Unlearning something trained in and experienced with seems odd. That's true for martial characters or spells known.

It doesn't hurt anything mechanically and allows for fixing what wasn't working as hoped, and allows for upgrading out-leveled abilities that don't scale well. But for gaming it, sleep is a prime example of a spell typically taken and replaced because it's strong early and not later.

I don't like the idea of retraining on a long rest in general and would be dead against it for the skill manoeuvres but as far as general fighting styles go, it's as plausible as Vancian spell casting I suppose. I'd prefer it to take 12 weeks.

It's because vancian casting is less like learning a spell and more like charging up a power during the memorization process.

Neo-vancian is more like a daily retcon, but magic is easier to suspend disbelief because magic for a lot of people. It's not a big deal, mechanically, but pushes versimillitude aspects regardless of what gets retrained.

Overall, I'd rather players have the option. If they don't like the idea they won't use it, and if they are retraining then any issues I might have aren't concerning them to the point of stopping.

I don't agree with forcing my minor concerns on others because it is still a game, after all, and not significant in impact, IME.
 


Pauln6

Hero
I don't like it, personally, because it can create weird narratives over time when characters are retconned by retraining.
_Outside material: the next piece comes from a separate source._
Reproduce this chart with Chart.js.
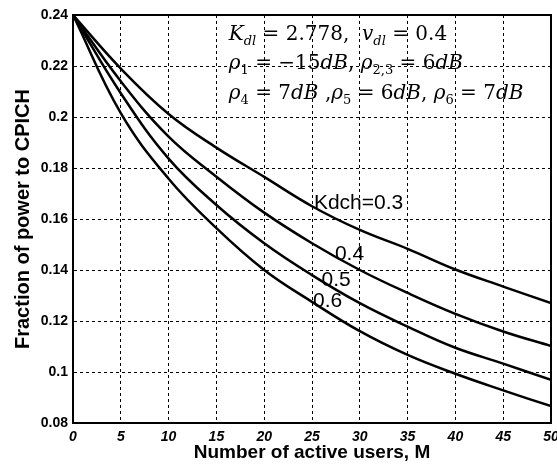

Unlearning something trained in and experienced with seems odd. That's true for martial characters or spells known.

It doesn't hurt anything mechanically and allows for fixing what wasn't working as hoped, and allows for upgrading out-leveled abilities that don't scale well. But for gaming it, sleep is a prime example of a spell typically taken and replaced because it's strong early and not later.



It's because vancian casting is less like learning a spell and more like charging up a power during the memorization process.

Neo-vancian is more like a daily retcon, but magic is easier to suspend disbelief because magic for a lot of people. It's not a big deal, mechanically, but pushes versimillitude aspects regardless of what gets retrained.

Overall, I'd rather players have the option. If they don't like the idea they won't use it, and if they are retraining then any issues I might have aren't concerning them to the point of stopping.

I don't agree with forcing my minor concerns on others because it is still a game, after all, and not significant in impact, IME.
It's the UA skill manoeuvres that break disbelief for me. They are cool and flavourful for Knights, or fighter based criminals but allowing a thug to become great at diplomacy between adventures feels a bit wrong. I have less of an issue with combat ones since experienced fighters can choose how to fight and which weapons to use on a daily basis and it gives them a chance to try new combos with their allies. Players may view it as mechanically 'unlearning' but in game, that fighter is simply choosing which technique and set pieces to use of the many that they know.